**Your objective:** Copy the lines below as they are; omit the images they contain.

**Given information:**
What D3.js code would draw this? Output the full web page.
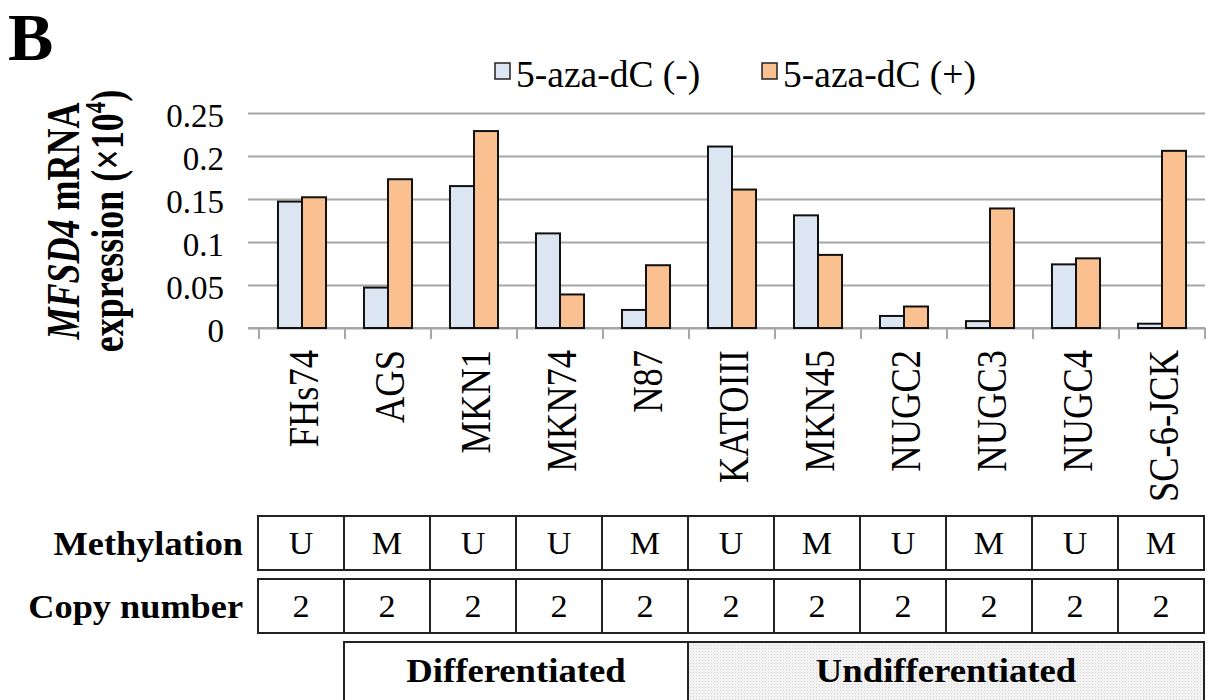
<!DOCTYPE html>
<html>
<head>
<meta charset="utf-8">
<script src="https://cdn.jsdelivr.net/npm/d3@7"></script>
<style>
  body { margin: 0; background: #fff; }
  text { font-family: "Liberation Serif", "Times New Roman", serif; }
</style>
</head>
<body>
<script>

// data
var cellLines = ['FHs74', 'AGS', 'MKN1', 'MKN74', 'N87', 'KATOIII', 'MKN45', 'NUGC2', 'NUGC3', 'NUGC4', 'SC-6-JCK'];
var seriesNames = ['5-aza-dC (-)', '5-aza-dC (+)'];
var azaMinus = [0.147, 0.047, 0.165, 0.110, 0.021, 0.211, 0.131, 0.014, 0.008, 0.074, 0.005];
var azaPlus = [0.152, 0.173, 0.229, 0.039, 0.073, 0.161, 0.085, 0.025, 0.139, 0.081, 0.206];
var yTicks = [0, 0.05, 0.1, 0.15, 0.2, 0.25];
var yTickLabels = ['0', '0.05', '0.1', '0.15', '0.2', '0.25'];
var methylation = ['U', 'M', 'U', 'U', 'M', 'U', 'M', 'U', 'M', 'U', 'M'];
var copyNumber = ['2', '2', '2', '2', '2', '2', '2', '2', '2', '2', '2'];
var groups = [
    { name: 'Differentiated', from: 'AGS', to: 'N87' },
    { name: 'Undifferentiated', from: 'KATOIII', to: 'SC-6-JCK' }
];

var colors = ['#dce6f2', '#fac090'];

var svg = d3.select('body').append('svg')
    .attr('width', 1207)
    .attr('height', 700);

// Init scales
var x = d3.scaleBand()
    .domain(cellLines)
    .range([259, 1205])
    .padding(0);

var x1 = d3.scaleBand()
    .domain(seriesNames)
    .range([0, x.bandwidth()])
    .paddingInner(0)
    .paddingOuter(0.79);

var y = d3.scaleLinear()
    .domain([0, 0.25])
    .range([328, 113]);

// panel letter
svg.append('text')
    .attr('x', 8)
    .attr('y', 60)
    .style('font-size', '68px')
    .style('font-weight', 'bold')
    .text('B');

// gridlines + y tick labels
var yAxis = svg.append('g')
    .attr('transform', 'translate(1205,0)')
    .call(d3.axisLeft(y)
        .tickValues(yTicks)
        .tickSize(1205 - 248)
        .tickPadding(24)
        .tickFormat((d, i) => yTickLabels[i]));

yAxis.select('.domain').remove();
yAxis.selectAll('line')
    .attr('stroke', '#a6a6a6')
    .attr('stroke-width', 2);
yAxis.selectAll('text')
    .attr('fill', '#000')
    .attr('dy', '0.42em')
    .style('font-size', '33px')
    .style('font-family', '"Liberation Serif", serif');

// x axis with category-boundary ticks
var xAxis = svg.append('g')
    .attr('transform', 'translate(0,' + y(0) + ')');

xAxis.append('line')
    .attr('x1', 248).attr('x2', 1205)
    .attr('stroke', '#a6a6a6').attr('stroke-width', 2);

xAxis.selectAll('.tick')
    .data(cellLines.concat(['end']))
    .enter().append('line')
    .attr('x1', (d, i) => i < cellLines.length ? x(d) : x.range()[1])
    .attr('x2', (d, i) => i < cellLines.length ? x(d) : x.range()[1])
    .attr('y1', 0).attr('y2', 11)
    .attr('stroke', '#a6a6a6').attr('stroke-width', 2);

// rotated labels, a bit wider across than along (as in the figure)
xAxis.selectAll('.lbl')
    .data(cellLines)
    .enter().append('text')
    .attr('transform', d => 'translate(' + (x(d) + x.bandwidth() / 2) + ',22) rotate(-90) scale(1,1.15)')
    .attr('dy', '0.39em')
    .style('text-anchor', 'end')
    .style('font-size', '36.5px')
    .text(d => d);

// bars
var seriesData = [azaMinus, azaPlus];
var bars = svg.append('g');
seriesData.forEach((vals, s) => {
    bars.selectAll('.bar' + s)
        .data(vals)
        .enter().append('rect')
        .attr('class', 'bar' + s)
        .attr('x', (d, i) => x(cellLines[i]) + x1(seriesNames[s]))
        .attr('y', d => y(d))
        .attr('width', x1.bandwidth())
        .attr('height', d => y(0) - y(d))
        .attr('fill', colors[s])
        .attr('stroke', '#111')
        .attr('stroke-width', 2);
});

// legend
var legendX = [495, 762];
var legend = svg.append('g');
seriesNames.forEach((name, s) => {
    legend.append('rect')
        .attr('x', legendX[s]).attr('y', 63)
        .attr('width', 15).attr('height', 16)
        .attr('fill', colors[s])
        .attr('stroke', '#222').attr('stroke-width', 1.5);
    legend.append('text')
        .attr('x', legendX[s] + 21)
        .attr('y', 87)
        .style('font-size', '37.5px')
        .text(name);
});

// y axis title
var yTitle = svg.append('g')
    .attr('transform', 'translate(0,221) rotate(-90)');

var t1 = yTitle.append('text')
    .attr('transform', 'translate(0,79) scale(1,1.3)')
    .style('text-anchor', 'middle')
    .style('font-size', '36px')
    .style('font-weight', 'bold');
t1.append('tspan').style('font-style', 'italic').text('MFSD4');
t1.append('tspan').text(' mRNA');

var t2 = yTitle.append('text')
    .attr('transform', 'translate(0,123) scale(1,1.3)')
    .style('text-anchor', 'middle')
    .style('font-size', '36px')
    .style('font-weight', 'bold');
t2.append('tspan').text('expression (×10');
t2.append('tspan').attr('dy', -14).style('font-size', '23px').text('4');
t2.append('tspan').attr('dy', 14).text(')');

// annotation table
function wideText(sel, px, py, sx) {
    return sel.attr('transform', 'translate(' + px + ',' + py + ') scale(' + sx + ',1)');
}

function tableRow(label, values, top, h) {
    var g = svg.append('g');
    wideText(g.append('text'), 243, top + h / 2, 1.1)
        .attr('dy', '0.35em')
        .style('text-anchor', 'end')
        .style('font-size', '33px')
        .style('font-weight', 'bold')
        .text(label);
    g.selectAll('rect')
        .data(values)
        .enter().append('rect')
        .attr('x', (d, i) => x(cellLines[i]) - 1)
        .attr('y', top)
        .attr('width', x.bandwidth())
        .attr('height', h)
        .attr('fill', '#fff')
        .attr('stroke', '#222')
        .attr('stroke-width', 2);
    g.selectAll('.cell')
        .data(values)
        .enter().append('text')
        .attr('transform', (d, i) => 'translate(' + (x(cellLines[i]) + x.bandwidth() / 2 - 1) + ',' + (top + h / 2) + ') scale(1.1,1)')
        .attr('dy', '0.35em')
        .style('text-anchor', 'middle')
        .style('font-size', '31px')
        .text(d => d);
}

tableRow('Methylation', methylation, 516, 54);
tableRow('Copy number', copyNumber, 579, 54);

// group boxes
var defs = svg.append('defs');
var pat = defs.append('pattern')
    .attr('id', 'dots')
    .attr('width', 3).attr('height', 3)
    .attr('patternUnits', 'userSpaceOnUse');
pat.append('rect').attr('width', 3).attr('height', 3).attr('fill', '#f2f2f2');
pat.append('rect').attr('width', 1).attr('height', 1).attr('fill', '#d6d6d6');

var grp = svg.append('g');
groups.forEach((gr, k) => {
    var x0 = x(gr.from) - 1;
    var xEnd = x(gr.to) + x.bandwidth() - 1;
    grp.append('rect')
        .attr('x', x0).attr('y', 642)
        .attr('width', xEnd - x0).attr('height', 70)
        .attr('fill', k === 0 ? '#fff' : 'url(#dots)')
        .attr('stroke', '#222').attr('stroke-width', 2);
    wideText(grp.append('text'), (x0 + xEnd) / 2, 682, 1.08)
        .style('text-anchor', 'middle')
        .style('font-size', '34px')
        .style('font-weight', 'bold')
        .text(gr.name);
});

</script>
</body>
</html>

**Output of the exercise:**
What D3.js code would draw this? Output the full web page.
<!DOCTYPE html>
<html>
<head>
<meta charset="utf-8">
<script src="https://cdn.jsdelivr.net/npm/d3@7"></script>
<style>
  body { margin: 0; background: #fff; }
  text { font-family: "Liberation Serif", "Times New Roman", serif; }
</style>
</head>
<body>
<script>

// data
var cellLines = ['FHs74', 'AGS', 'MKN1', 'MKN74', 'N87', 'KATOIII', 'MKN45', 'NUGC2', 'NUGC3', 'NUGC4', 'SC-6-JCK'];
var seriesNames = ['5-aza-dC (-)', '5-aza-dC (+)'];
var azaMinus = [0.147, 0.047, 0.165, 0.110, 0.021, 0.211, 0.131, 0.014, 0.008, 0.074, 0.005];
var azaPlus = [0.152, 0.173, 0.229, 0.039, 0.073, 0.161, 0.085, 0.025, 0.139, 0.081, 0.206];
var yTicks = [0, 0.05, 0.1, 0.15, 0.2, 0.25];
var yTickLabels = ['0', '0.05', '0.1', '0.15', '0.2', '0.25'];
var methylation = ['U', 'M', 'U', 'U', 'M', 'U', 'M', 'U', 'M', 'U', 'M'];
var copyNumber = ['2', '2', '2', '2', '2', '2', '2', '2', '2', '2', '2'];
var groups = [
    { name: 'Differentiated', from: 'AGS', to: 'N87' },
    { name: 'Undifferentiated', from: 'KATOIII', to: 'SC-6-JCK' }
];

var colors = ['#dce6f2', '#fac090'];

var svg = d3.select('body').append('svg')
    .attr('width', 1207)
    .attr('height', 700);

// Init scales
var x = d3.scaleBand()
    .domain(cellLines)
    .range([259, 1205])
    .padding(0);

var x1 = d3.scaleBand()
    .domain(seriesNames)
    .range([0, x.bandwidth()])
    .paddingInner(0)
    .paddingOuter(0.79);

var y = d3.scaleLinear()
    .domain([0, 0.25])
    .range([328, 113]);

// panel letter
svg.append('text')
    .attr('x', 8)
    .attr('y', 60)
    .style('font-size', '68px')
    .style('font-weight', 'bold')
    .text('B');

// gridlines + y tick labels
var yAxis = svg.append('g')
    .attr('transform', 'translate(1205,0)')
    .call(d3.axisLeft(y)
        .tickValues(yTicks)
        .tickSize(1205 - 248)
        .tickPadding(24)
        .tickFormat((d, i) => yTickLabels[i]));

yAxis.select('.domain').remove();
yAxis.selectAll('line')
    .attr('stroke', '#a6a6a6')
    .attr('stroke-width', 2);
yAxis.selectAll('text')
    .attr('fill', '#000')
    .attr('dy', '0.42em')
    .style('font-size', '33px')
    .style('font-family', '"Liberation Serif", serif');

// x axis with category-boundary ticks
var xAxis = svg.append('g')
    .attr('transform', 'translate(0,' + y(0) + ')');

xAxis.append('line')
    .attr('x1', 248).attr('x2', 1205)
    .attr('stroke', '#a6a6a6').attr('stroke-width', 2);

xAxis.selectAll('.tick')
    .data(cellLines.concat(['end']))
    .enter().append('line')
    .attr('x1', (d, i) => i < cellLines.length ? x(d) : x.range()[1])
    .attr('x2', (d, i) => i < cellLines.length ? x(d) : x.range()[1])
    .attr('y1', 0).attr('y2', 11)
    .attr('stroke', '#a6a6a6').attr('stroke-width', 2);

// rotated labels, a bit wider across than along (as in the figure)
xAxis.selectAll('.lbl')
    .data(cellLines)
    .enter().append('text')
    .attr('transform', d => 'translate(' + (x(d) + x.bandwidth() / 2) + ',22) rotate(-90) scale(1,1.15)')
    .attr('dy', '0.39em')
    .style('text-anchor', 'end')
    .style('font-size', '36.5px')
    .text(d => d);

// bars
var seriesData = [azaMinus, azaPlus];
var bars = svg.append('g');
seriesData.forEach((vals, s) => {
    bars.selectAll('.bar' + s)
        .data(vals)
        .enter().append('rect')
        .attr('class', 'bar' + s)
        .attr('x', (d, i) => x(cellLines[i]) + x1(seriesNames[s]))
        .attr('y', d => y(d))
        .attr('width', x1.bandwidth())
        .attr('height', d => y(0) - y(d))
        .attr('fill', colors[s])
        .attr('stroke', '#111')
        .attr('stroke-width', 2);
});

// legend
var legendX = [495, 762];
var legend = svg.append('g');
seriesNames.forEach((name, s) => {
    legend.append('rect')
        .attr('x', legendX[s]).attr('y', 63)
        .attr('width', 15).attr('height', 16)
        .attr('fill', colors[s])
        .attr('stroke', '#222').attr('stroke-width', 1.5);
    legend.append('text')
        .attr('x', legendX[s] + 21)
        .attr('y', 87)
        .style('font-size', '37.5px')
        .text(name);
});

// y axis title
var yTitle = svg.append('g')
    .attr('transform', 'translate(0,221) rotate(-90)');

var t1 = yTitle.append('text')
    .attr('transform', 'translate(0,79) scale(1,1.3)')
    .style('text-anchor', 'middle')
    .style('font-size', '36px')
    .style('font-weight', 'bold');
t1.append('tspan').style('font-style', 'italic').text('MFSD4');
t1.append('tspan').text(' mRNA');

var t2 = yTitle.append('text')
    .attr('transform', 'translate(0,123) scale(1,1.3)')
    .style('text-anchor', 'middle')
    .style('font-size', '36px')
    .style('font-weight', 'bold');
t2.append('tspan').text('expression (×10');
t2.append('tspan').attr('dy', -14).style('font-size', '23px').text('4');
t2.append('tspan').attr('dy', 14).text(')');

// annotation table
function wideText(sel, px, py, sx) {
    return sel.attr('transform', 'translate(' + px + ',' + py + ') scale(' + sx + ',1)');
}

function tableRow(label, values, top, h) {
    var g = svg.append('g');
    wideText(g.append('text'), 243, top + h / 2, 1.1)
        .attr('dy', '0.35em')
        .style('text-anchor', 'end')
        .style('font-size', '33px')
        .style('font-weight', 'bold')
        .text(label);
    g.selectAll('rect')
        .data(values)
        .enter().append('rect')
        .attr('x', (d, i) => x(cellLines[i]) - 1)
        .attr('y', top)
        .attr('width', x.bandwidth())
        .attr('height', h)
        .attr('fill', '#fff')
        .attr('stroke', '#222')
        .attr('stroke-width', 2);
    g.selectAll('.cell')
        .data(values)
        .enter().append('text')
        .attr('transform', (d, i) => 'translate(' + (x(cellLines[i]) + x.bandwidth() / 2 - 1) + ',' + (top + h / 2) + ') scale(1.1,1)')
        .attr('dy', '0.35em')
        .style('text-anchor', 'middle')
        .style('font-size', '31px')
        .text(d => d);
}

tableRow('Methylation', methylation, 516, 54);
tableRow('Copy number', copyNumber, 579, 54);

// group boxes
var defs = svg.append('defs');
var pat = defs.append('pattern')
    .attr('id', 'dots')
    .attr('width', 3).attr('height', 3)
    .attr('patternUnits', 'userSpaceOnUse');
pat.append('rect').attr('width', 3).attr('height', 3).attr('fill', '#f2f2f2');
pat.append('rect').attr('width', 1).attr('height', 1).attr('fill', '#d6d6d6');

var grp = svg.append('g');
groups.forEach((gr, k) => {
    var x0 = x(gr.from) - 1;
    var xEnd = x(gr.to) + x.bandwidth() - 1;
    grp.append('rect')
        .attr('x', x0).attr('y', 642)
        .attr('width', xEnd - x0).attr('height', 70)
        .attr('fill', k === 0 ? '#fff' : 'url(#dots)')
        .attr('stroke', '#222').attr('stroke-width', 2);
    wideText(grp.append('text'), (x0 + xEnd) / 2, 682, 1.08)
        .style('text-anchor', 'middle')
        .style('font-size', '34px')
        .style('font-weight', 'bold')
        .text(gr.name);
});

</script>
</body>
</html>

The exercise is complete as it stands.